Phase 2: The Multi-Layer Perceptron (MLP)
After the attention block, the data flows into a dense feedforward Multi-Layer Perceptron (MLP).
- Expansion: The hardware performs another massive matrix multiplication to expand the 768-column matrix to 3,072 columns.
- Non-Linearity: A non-linear activation function called GELU (Gaussian Error Linear Unit) is applied to every element. Unlike standard ReLU, GELU has a smooth curve around zero, which empirical testing shows helps LLMs learn complex language patterns.
- Contraction: A final matrix multiplication shrinks the matrix back down from 3,072 columns to 768 columns. In GPT-2, this MLP block alone requires nearly 58 billion MACs per word generation.
Finally, after passing through all the Transformer blocks, the hardware performs one last matrix multiplication against the 50,257-token vocabulary. The highest probability score (the logit) dictates the exact next word the LLM outputs to your screen. Then, that word is appended to your prompt, and the entire massive process runs again to generate the next word.
12.5 Sharding the Beast: Scaling to Trillions of Parameters
If GPT-2 small requires 124 million parameters, it easily fits into the memory of a standard GPU. But modern LLMs (like GPT-4) contain hundreds of billions or even trillions of parameters.
Even if you aggressively quantize the weights to 8-bit formats (1 byte per parameter), a 175-billion parameter model requires 175 Gigabytes of memory just to hold the weights—not counting the memory needed for the runtime calculations (the KV cache). This exceeds the HBM capacity of any single GPU in existence.

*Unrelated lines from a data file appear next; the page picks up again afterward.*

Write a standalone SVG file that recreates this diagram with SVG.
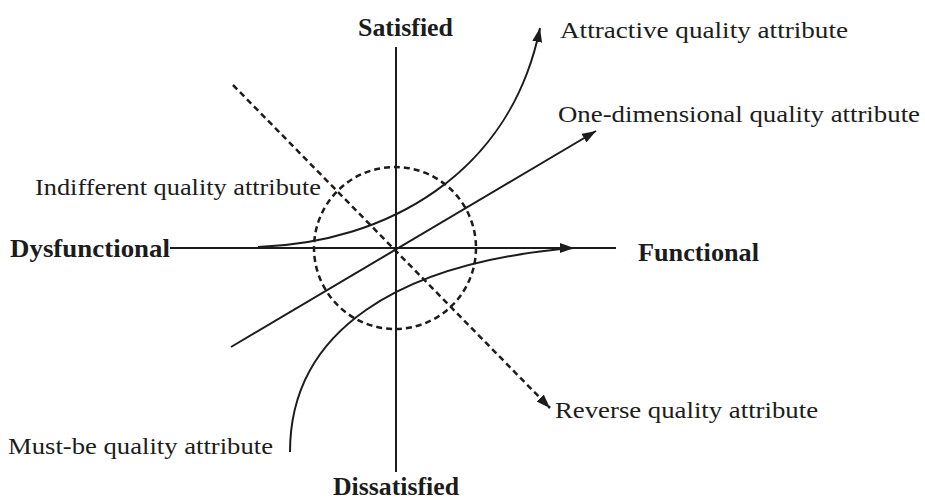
<svg xmlns="http://www.w3.org/2000/svg" width="925" height="504" viewBox="0 0 925 504">
<defs>
<style>
.t{font-family:"Liberation Serif","Times New Roman",serif;fill:#1c1c1c;font-size:24px}
.b{font-weight:bold;font-size:25px}
.ln{fill:none;stroke:#1c1c1c;stroke-width:2}
.ds{fill:none;stroke:#1c1c1c;stroke-width:2.5;stroke-dasharray:6 4}
</style>
<marker id="ah" viewBox="0 0 14 10" refX="14" refY="5" markerWidth="14" markerHeight="10" markerUnits="userSpaceOnUse" orient="auto">
<path d="M0,0 L14,5 L0,10 Z" fill="#1c1c1c"/>
</marker>
</defs>
<rect width="925" height="504" fill="#ffffff"/>
<g id="connectors">
<line class="ln" x1="396" y1="47" x2="396" y2="472"/>
<line class="ln" x1="170" y1="248" x2="616" y2="248"/>
<line class="ln" x1="170" y1="248" x2="574" y2="248" marker-end="url(#ah)"/>
<circle class="ds" cx="395" cy="248" r="81"/>
<line class="ds" x1="233" y1="85" x2="550" y2="408" marker-end="url(#ah)"/>
<line class="ln" x1="231" y1="347" x2="596" y2="131" marker-end="url(#ah)"/>
<path class="ln" d="M258,247 C385,243 510,175 540,28" marker-end="url(#ah)"/>
<path class="ln" d="M290,452 C290,330 400,262 574,248"/>
</g>
<g id="satisfied"><text class="t b" x="358" y="36" textLength="95" lengthAdjust="spacingAndGlyphs">Satisfied</text></g>
<g id="dissatisfied"><text class="t b" x="333" y="495" textLength="126" lengthAdjust="spacingAndGlyphs">Dissatisfied</text></g>
<g id="dysfunctional"><text class="t b" x="10" y="257" textLength="160" lengthAdjust="spacingAndGlyphs">Dysfunctional</text></g>
<g id="functional"><text class="t b" x="638" y="261" textLength="121" lengthAdjust="spacingAndGlyphs">Functional</text></g>
<g id="attractive"><text class="t" x="560" y="38" textLength="288" lengthAdjust="spacingAndGlyphs">Attractive quality attribute</text></g>
<g id="one-dimensional"><text class="t" x="558" y="122" textLength="362" lengthAdjust="spacingAndGlyphs">One-dimensional quality attribute</text></g>
<g id="indifferent"><text class="t" x="35" y="195" textLength="286" lengthAdjust="spacingAndGlyphs">Indifferent quality attribute</text></g>
<g id="reverse"><text class="t" x="555" y="418" textLength="263" lengthAdjust="spacingAndGlyphs">Reverse quality attribute</text></g>
<g id="must-be"><text class="t" x="8" y="454" textLength="265" lengthAdjust="spacingAndGlyphs">Must-be quality attribute</text></g>
</svg>
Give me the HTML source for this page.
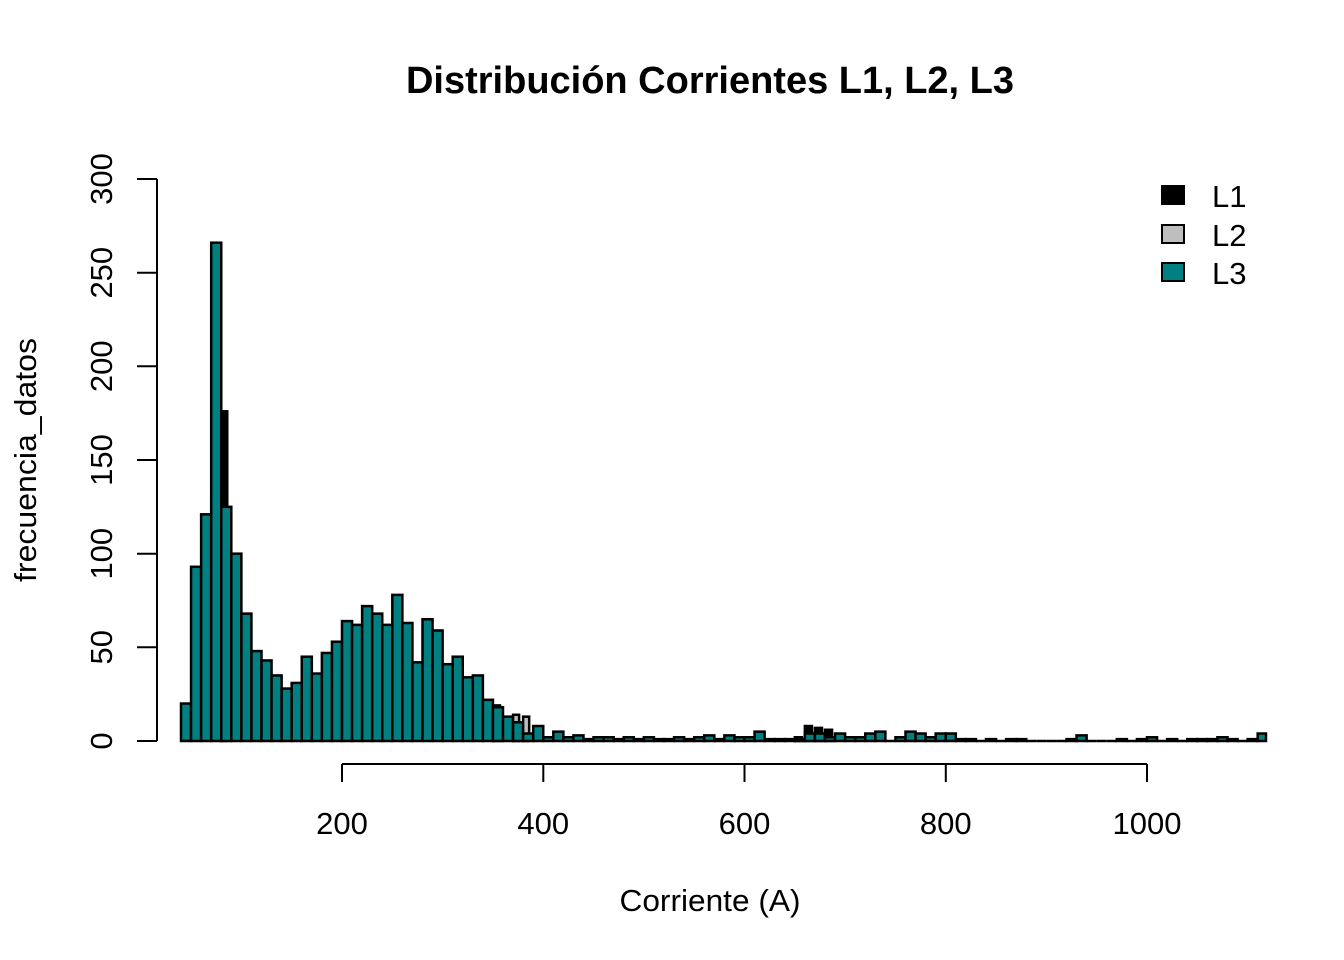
<!DOCTYPE html>
<html><head><meta charset="utf-8"><style>body{margin:0;background:#fff}svg{display:block}</style></head>
<body>
<svg id="s" width="1344" height="960" xmlns="http://www.w3.org/2000/svg" font-family="Liberation Sans, Arial, sans-serif">
<rect width="1344" height="960" fill="#fff"/>
<text x="710" y="93" font-size="38" font-weight="bold" text-anchor="middle" textLength="608" lengthAdjust="spacingAndGlyphs">Distribución Corrientes L1, L2, L3</text>
<g id="bars" stroke="#000" stroke-width="2.5"></g>
<line x1="157" y1="179" x2="157" y2="741" stroke="#000" stroke-width="2"/>
<g stroke="#000" stroke-width="2">
<line x1="137" y1="741" x2="157" y2="741"/><line x1="137" y1="647.3" x2="157" y2="647.3"/>
<line x1="137" y1="553.7" x2="157" y2="553.7"/><line x1="137" y1="460" x2="157" y2="460"/>
<line x1="137" y1="366.3" x2="157" y2="366.3"/><line x1="137" y1="272.7" x2="157" y2="272.7"/>
<line x1="137" y1="179" x2="157" y2="179"/>
<line x1="342" y1="764" x2="1147" y2="764"/>
<line x1="342" y1="764" x2="342" y2="782"/><line x1="543.3" y1="764" x2="543.3" y2="782"/>
<line x1="744.5" y1="764" x2="744.5" y2="782"/><line x1="945.8" y1="764" x2="945.8" y2="782"/>
<line x1="1147" y1="764" x2="1147" y2="782"/>
</g>
<g font-size="31" text-anchor="middle">
<text transform="translate(112,741) rotate(-90)">0</text>
<text transform="translate(112,647.3) rotate(-90)">50</text>
<text transform="translate(112,553.7) rotate(-90)">100</text>
<text transform="translate(112,460) rotate(-90)">150</text>
<text transform="translate(112,366.3) rotate(-90)">200</text>
<text transform="translate(112,272.7) rotate(-90)">250</text>
<text transform="translate(112,179) rotate(-90)">300</text>
<text x="342" y="834">200</text><text x="543.3" y="834">400</text><text x="744.5" y="834">600</text>
<text x="945.8" y="834">800</text><text x="1147" y="834">1000</text>
<text x="710" y="911" textLength="181" lengthAdjust="spacingAndGlyphs">Corriente (A)</text>
<text transform="translate(36,460) rotate(-90)" textLength="244" lengthAdjust="spacingAndGlyphs">frecuencia_datos</text>
</g>
<rect x="1162" y="186" width="22" height="18" fill="#000" stroke="#000" stroke-width="2"/>
<rect x="1162" y="225" width="22" height="18" fill="#bebebe" stroke="#000" stroke-width="2"/>
<rect x="1162" y="263" width="22" height="18" fill="#008080" stroke="#000" stroke-width="2"/>
<g font-size="31"><text x="1212" y="207">L1</text><text x="1212" y="246">L2</text><text x="1212" y="284">L3</text></g>
</svg>
<script>
var t=[20,93,121,266,125,100,68,48,43,35,28,31,45,36,47,53,64,62,72,68,62,78,63,42,65,59,41,45,34,35,22,18,13,10,4,8,
2,5,2,3,1,2,2,1,2,1,2,1,1,2,1,2,3,1,3,2,2,5,1,1,1,1,4,4,2,4,2,2,4,5,0,2,5,4,2,4,4,1,1,0,1,0,1,1,0,0,0,0,1,3,0,0,0,1,0,1,2,0,1,0,1,1,1,2,1,0,1,4];
var b={4:176,31:19,62:8,63:7,64:6,61:2};var g={33:14,34:13};
var G=document.getElementById('bars'),s='';
function Y(v){return 741-v*1.8733}
for(var k=0;k<t.length;k++){var x=181+k*10.0625,w=10.0625;if(x+w>1266)w=1266-x;
if(b[k]){var bx=k==4?x:x,bw=k==4?6:w*0.7;s+='<rect x="'+bx+'" y="'+Y(b[k])+'" width="'+bw+'" height="'+b[k]*1.8733+'" fill="#000"/>';}
if(g[k])s+='<rect x="'+x+'" y="'+Y(g[k])+'" width="'+(w*0.6)+'" height="'+g[k]*1.8733+'" fill="#bebebe"/>';
if(t[k]>0)s+='<rect x="'+x+'" y="'+Y(t[k])+'" width="'+w+'" height="'+t[k]*1.8733+'" fill="#008080"/>';
else s+='<line x1="'+x+'" y1="741" x2="'+(x+w)+'" y2="741"/>';}
G.innerHTML=s;
</script>
</body></html>
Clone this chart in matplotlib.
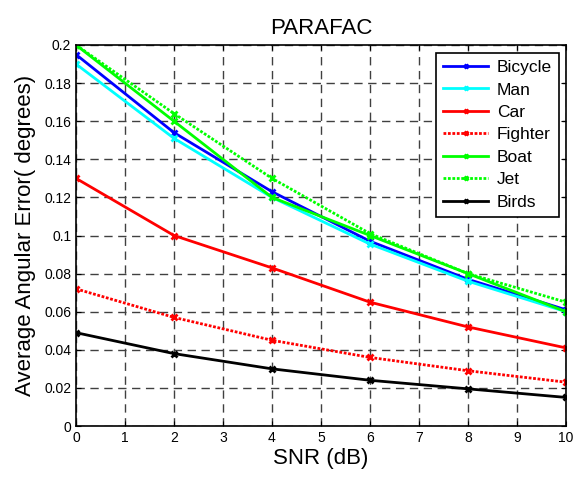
import matplotlib
matplotlib.use("Agg")
import matplotlib.pyplot as plt

plt.rcParams['font.family'] = ['Liberation Sans', 'DejaVu Sans']

snr = [0, 2, 4, 6, 8, 10]
bicycle = [0.195, 0.154, 0.123, 0.097, 0.077, 0.061]
man = [0.190, 0.151, 0.120, 0.0955, 0.076, 0.060]
car = [0.130, 0.100, 0.083, 0.065, 0.052, 0.041]
fighter = [0.072, 0.057, 0.045, 0.036, 0.029, 0.023]
boat = [0.200, 0.160, 0.120, 0.100, 0.080, 0.060]
jet = [0.200, 0.164, 0.130, 0.101, 0.080, 0.065]
birds = [0.049, 0.038, 0.030, 0.024, 0.0195, 0.015]

dots = (0, (1, 0.6))
series = [
    ("Bicycle", bicycle, "#0000ff", "-"),
    ("Man", man, "#00ffff", "-"),
    ("Car", car, "#ff0000", "-"),
    ("Fighter", fighter, "#ff0000", dots),
    ("Boat", boat, "#00ff00", "-"),
    ("Jet", jet, "#00ff00", dots),
    ("Birds", birds, "#000000", "-"),
]

fig = plt.figure(figsize=(5.74, 4.78), dpi=100)
ax = fig.add_axes([76 / 574, 1 - 426 / 478, 490 / 574, 381 / 478])

for name, vals, col, ls in series:
    ax.plot(snr, vals, color=col, linestyle=ls, linewidth=2, marker='x',
            markersize=5, markeredgewidth=2, label=name)

ax.set_xlim(0, 10)
ax.set_ylim(0, 0.2)
ax.set_xticks(range(0, 11))
ax.set_yticks([0, 0.02, 0.04, 0.06, 0.08, 0.1, 0.12, 0.14, 0.16, 0.18, 0.2])
ax.set_yticklabels(['0', '0.02', '0.04', '0.06', '0.08', '0.1', '0.12', '0.14',
                    '0.16', '0.18', '0.2'])
ax.tick_params(direction='in', labelsize=10, top=True, right=True)
ax.grid(True, color='#404040', linestyle=(0, (6, 4)), linewidth=1)
for s in ax.spines.values():
    s.set_linewidth(1.2)

ax.set_title("PARAFAC", fontsize=16, pad=8)
ax.set_xlabel("SNR (dB)", fontsize=16, labelpad=2)
ax.set_ylabel("Average Angular Error( degrees)", fontsize=16, labelpad=6)

leg = ax.legend(loc='upper right', fontsize=12.5, fancybox=False, framealpha=1,
                edgecolor='black', handlelength=2.6, borderpad=0.4,
                labelspacing=0.42, markerscale=0.6, handletextpad=0.5,
                borderaxespad=0, bbox_to_anchor=(0.986, 0.979))
leg.get_frame().set_linewidth(1.2)

fig.savefig("out.png", dpi=100)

To run these models, WSC architects must stitch dozens or thousands of chips together into an LLM supercomputer. The fundamental approach is called Sharding—slicing the massive model into smaller shards distributed across multiple GPUs or TPUs.
There are three primary ways to shard an LLM across a datacenter:
- Pipeline Sharding: You place Transformer blocks 1 through 10 on GPU A, blocks 11 through 20 on GPU B, and so on. GPU A processes the attention math, then streams the intermediate matrix over the network to GPU B, forming a massive factory assembly line.
- Sequence Sharding (Tensor Parallelism): The massive matrix multiplications are sliced vertically or horizontally. GPU A computes the left half of the matrix multiplication, while GPU B computes the right half. They synchronize their partial sums over ultra-high-speed interconnects (like NVIDIA’s NVLink, which provides 900 GB/s between chips) to produce the final matrix.
- Expert Sharding: Modern LLMs often use a Mixture of Experts (MoE) architecture. Instead of one massive MLP block, the model has dozens of smaller “expert” blocks. A router network sends math/logic tokens to the “math expert” residing on GPU A, and poetry tokens to the “poetry expert” residing on GPU B. This drastically reduces the number of parameters loaded for any single token.
By combining HBM, Tensor Cores, and massive multi-dimensional sharding over optical datacenter networks, the modern Warehouse-Scale Computer transforms the abstract mathematics of the Transformer architecture into the seemingly intelligent chatbots we interact with every day.